12. Mme A...est entrée très récemment en France. Elle n'établit pas être dépourvue d'attaches familiales dans son pays d'origine, où elle a vécu au moins jusqu'à l'âge de quarante-cinq ans. Elle n'apporte aucune précision sur l'intensité des liens personnels qu'elle aurait tissés sur le territoire français. Si ces trois enfants sont scolarisés en France, Mme A...n'établit pas que cette scolarisation ne pourrait se poursuivre en Albanie. Mme A...n'est ainsi pas fondée à soutenir que le préfet du Nord aurait, en l'obligeant à quitter le territoire français, porté une atteinte excessive à son droit au respect de sa vie privée et familiale, en méconnaissance des stipulations de l'article 8 de la convention européenne de sauvegarde des droits de l'homme et des libertés fondamentales, ni qu'il aurait méconnu l'intérêt supérieur de ses enfants, en méconnaissance des stipulations du paragraphe 1 de l'article 3 de la convention internationale relative aux droits de l'enfant. Pour les mêmes raisons, elle n'est pas davantage fondée à soutenir que le préfet du Nord aurait commis une erreur manifeste dans l'appréciation des conséquences de sa décision sur sa situation personnelle.
Sur la décision fixant le pays de renvoi :
13. Il résulte de ce qui a été dit aux points 5 et 12 que le moyen tiré, par voie d'exception, de l'illégalité des décisions portant refus de délivrance d'un titre de séjour et obligation de quitter le territoire français doit être écarté.
14. Il résulte de ce qui précède que le préfet du Nord est fondé à soutenir que c'est à tort que le magistrat désigné a, par l'article 2 du jugement attaqué, annulé les décisions du 15 mai 2018 portant obligation de quitter le territoire français et fixation du pays de renvoi.

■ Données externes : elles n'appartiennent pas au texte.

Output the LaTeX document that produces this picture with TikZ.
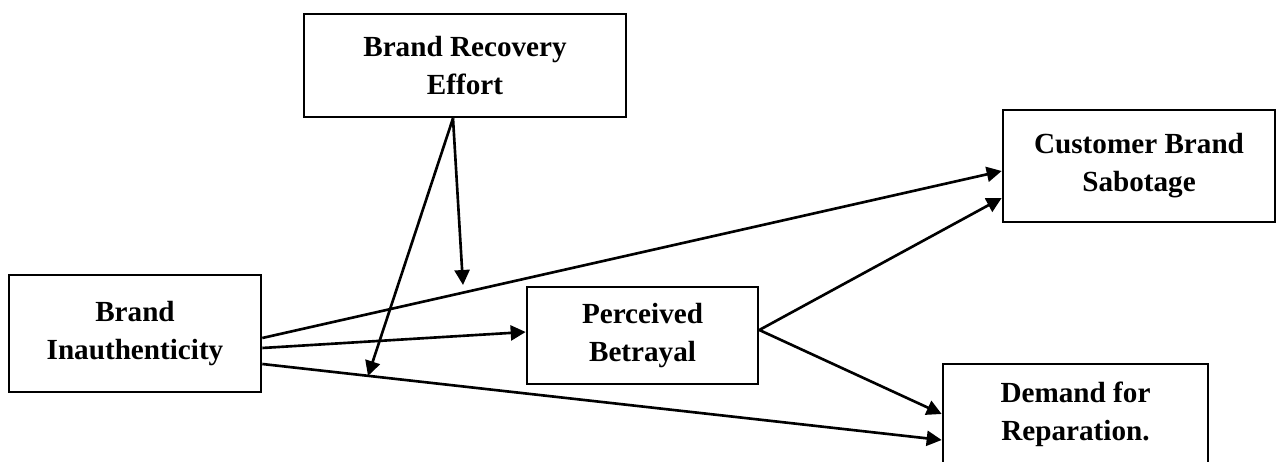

Sur les conclusions à fin d'injonction :
15. Le présent arrêt, qui annule l'article 2 du jugement attaqué ayant annulé les décisions portant obligation de quitter le territoire français et fixation du pays de renvoi, et qui rejette les conclusions dirigées contre la décision refusant la délivrance d'un titre de séjour, n'implique aucune mesure d'exécution. Les conclusions d'appel incident présentées par MmeA..., tendant à ce qu'il soit enjoint au préfet du Nord de lui délivrer une autorisation provisoire de séjour, doivent dès lors être rejetées.
Sur les frais liés au litige :
16. Les dispositions de l'article L. 761-1 du code de justice administrative et de l'article 37 de la loi du 10 juillet 1991 font obstacle à ce que l'Etat, qui n'a pas la qualité de partie perdante dans la présente instance, verse une somme au conseil de Mme A...au titre des frais exposés à l'occasion du litige.
DÉCIDE :
Article 1er : L'article 2 du jugement du 5 juillet 2018 du magistrat désigné par le président du tribunal administratif de Lille est annulé.
Article 2 : L'appel incident de Mme A...et sa demande présentée devant le tribunal administratif de Lille, tendant à l'annulation de la décision du préfet du Nord refusant de lui délivrer la carte de résident qu'implique la reconnaissance du statut de réfugié et à ce qu'il soit enjoint au préfet du Nord de lui délivrer une autorisation provisoire de séjour, sont rejetés.
Article 3 : Le présent arrêté sera notifié au ministre de l'intérieur, à Mme F...A...et à Me G...D....
Copie en sera transmise pour information au préfet du Nord.